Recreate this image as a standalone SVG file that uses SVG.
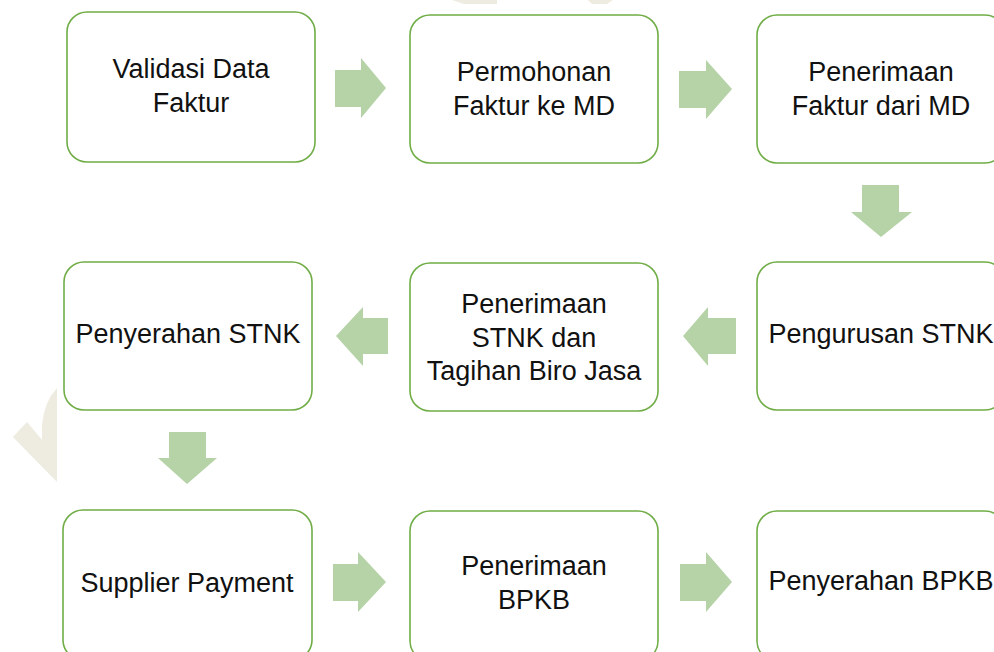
<svg xmlns="http://www.w3.org/2000/svg" width="994" height="652" viewBox="0 0 994 652">
<style>
.box{fill:#fff;stroke:#70AD47;stroke-width:1.6}
.lbl{font-family:"Liberation Sans",Arial,sans-serif;font-size:27px;fill:#111;text-anchor:middle}
.arr{fill:#B5D3A6}
.wm{fill:#EEEBE0}
</style>
<rect width="994" height="652" fill="#fff"/>
<g id="watermark">
<path class="wm" d="M57,388 Q44,402 42,425 L42,440 L27,422 L13,437 L57,482 Z"/>
<path class="wm" d="M452,0 L497,0 L497,4 L464,4 Z"/>
<path class="wm" d="M588,0 L613,0 L607,4 L592,4 Z"/>
</g>
<g id="connectors">
<path class="arr" d="M335,70 L361,70 L361,58 L386,88 L361,118 L361,107 L335,107 Z"/>
<path class="arr" d="M679,71 L706,71 L706,60 L732,89 L706,119 L706,108 L679,108 Z"/>
<path class="arr" d="M862,185 L899,185 L899,212 L912,212 L881,237 L851,212 L862,212 Z"/>
<path class="arr" d="M736,318 L708,318 L708,307 L683,336 L708,366 L708,354 L736,354 Z"/>
<path class="arr" d="M388,318 L363,318 L363,307 L336,336 L363,366 L363,354 L388,354 Z"/>
<path class="arr" d="M169,432 L206,432 L206,458 L217,458 L187,484 L158,458 L169,458 Z"/>
<path class="arr" d="M333,564 L358,564 L358,552 L386,582 L358,612 L358,601 L333,601 Z"/>
<path class="arr" d="M680,564 L706,564 L706,552 L732,582 L706,612 L706,601 L680,601 Z"/>
</g>
<g id="n1"><rect class="box" x="67" y="12" width="248" height="150" rx="20"/>
<text class="lbl" x="191" y="78">Validasi Data</text><text class="lbl" x="191" y="112">Faktur</text></g>
<g id="n2"><rect class="box" x="410" y="15" width="248" height="148" rx="20"/>
<text class="lbl" x="534" y="81">Permohonan</text><text class="lbl" x="534" y="115">Faktur ke MD</text></g>
<g id="n3"><rect class="box" x="757" y="15" width="248" height="148" rx="20"/>
<text class="lbl" x="881" y="81">Penerimaan</text><text class="lbl" x="881" y="115">Faktur dari MD</text></g>
<g id="n4"><rect class="box" x="757" y="262" width="248" height="148" rx="20"/>
<text class="lbl" x="881" y="343">Pengurusan STNK</text></g>
<g id="n5"><rect class="box" x="410" y="263" width="248" height="148" rx="20"/>
<text class="lbl" x="534" y="313">Penerimaan</text><text class="lbl" x="534" y="347">STNK dan</text><text class="lbl" x="534" y="380">Tagihan Biro Jasa</text></g>
<g id="n6"><rect class="box" x="64" y="262" width="248" height="148" rx="20"/>
<text class="lbl" x="188" y="343">Penyerahan STNK</text></g>
<g id="n7"><rect class="box" x="63" y="510" width="249" height="150" rx="20"/>
<text class="lbl" x="187" y="592">Supplier Payment</text></g>
<g id="n8"><rect class="box" x="410" y="511" width="248" height="150" rx="20"/>
<text class="lbl" x="534" y="575">Penerimaan</text><text class="lbl" x="534" y="609">BPKB</text></g>
<g id="n9"><rect class="box" x="757" y="511" width="248" height="150" rx="20"/>
<text class="lbl" x="881" y="590">Penyerahan BPKB</text></g>
</svg>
==============================
» What to work on: Each line of the data is to be duplicated exactly; pictures stay out of the copy.

» Finished task:
Recreate this image as a standalone SVG file that uses SVG.
<svg xmlns="http://www.w3.org/2000/svg" width="994" height="652" viewBox="0 0 994 652">
<style>
.box{fill:#fff;stroke:#70AD47;stroke-width:1.6}
.lbl{font-family:"Liberation Sans",Arial,sans-serif;font-size:27px;fill:#111;text-anchor:middle}
.arr{fill:#B5D3A6}
.wm{fill:#EEEBE0}
</style>
<rect width="994" height="652" fill="#fff"/>
<g id="watermark">
<path class="wm" d="M57,388 Q44,402 42,425 L42,440 L27,422 L13,437 L57,482 Z"/>
<path class="wm" d="M452,0 L497,0 L497,4 L464,4 Z"/>
<path class="wm" d="M588,0 L613,0 L607,4 L592,4 Z"/>
</g>
<g id="connectors">
<path class="arr" d="M335,70 L361,70 L361,58 L386,88 L361,118 L361,107 L335,107 Z"/>
<path class="arr" d="M679,71 L706,71 L706,60 L732,89 L706,119 L706,108 L679,108 Z"/>
<path class="arr" d="M862,185 L899,185 L899,212 L912,212 L881,237 L851,212 L862,212 Z"/>
<path class="arr" d="M736,318 L708,318 L708,307 L683,336 L708,366 L708,354 L736,354 Z"/>
<path class="arr" d="M388,318 L363,318 L363,307 L336,336 L363,366 L363,354 L388,354 Z"/>
<path class="arr" d="M169,432 L206,432 L206,458 L217,458 L187,484 L158,458 L169,458 Z"/>
<path class="arr" d="M333,564 L358,564 L358,552 L386,582 L358,612 L358,601 L333,601 Z"/>
<path class="arr" d="M680,564 L706,564 L706,552 L732,582 L706,612 L706,601 L680,601 Z"/>
</g>
<g id="n1"><rect class="box" x="67" y="12" width="248" height="150" rx="20"/>
<text class="lbl" x="191" y="78">Validasi Data</text><text class="lbl" x="191" y="112">Faktur</text></g>
<g id="n2"><rect class="box" x="410" y="15" width="248" height="148" rx="20"/>
<text class="lbl" x="534" y="81">Permohonan</text><text class="lbl" x="534" y="115">Faktur ke MD</text></g>
<g id="n3"><rect class="box" x="757" y="15" width="248" height="148" rx="20"/>
<text class="lbl" x="881" y="81">Penerimaan</text><text class="lbl" x="881" y="115">Faktur dari MD</text></g>
<g id="n4"><rect class="box" x="757" y="262" width="248" height="148" rx="20"/>
<text class="lbl" x="881" y="343">Pengurusan STNK</text></g>
<g id="n5"><rect class="box" x="410" y="263" width="248" height="148" rx="20"/>
<text class="lbl" x="534" y="313">Penerimaan</text><text class="lbl" x="534" y="347">STNK dan</text><text class="lbl" x="534" y="380">Tagihan Biro Jasa</text></g>
<g id="n6"><rect class="box" x="64" y="262" width="248" height="148" rx="20"/>
<text class="lbl" x="188" y="343">Penyerahan STNK</text></g>
<g id="n7"><rect class="box" x="63" y="510" width="249" height="150" rx="20"/>
<text class="lbl" x="187" y="592">Supplier Payment</text></g>
<g id="n8"><rect class="box" x="410" y="511" width="248" height="150" rx="20"/>
<text class="lbl" x="534" y="575">Penerimaan</text><text class="lbl" x="534" y="609">BPKB</text></g>
<g id="n9"><rect class="box" x="757" y="511" width="248" height="150" rx="20"/>
<text class="lbl" x="881" y="590">Penyerahan BPKB</text></g>
</svg>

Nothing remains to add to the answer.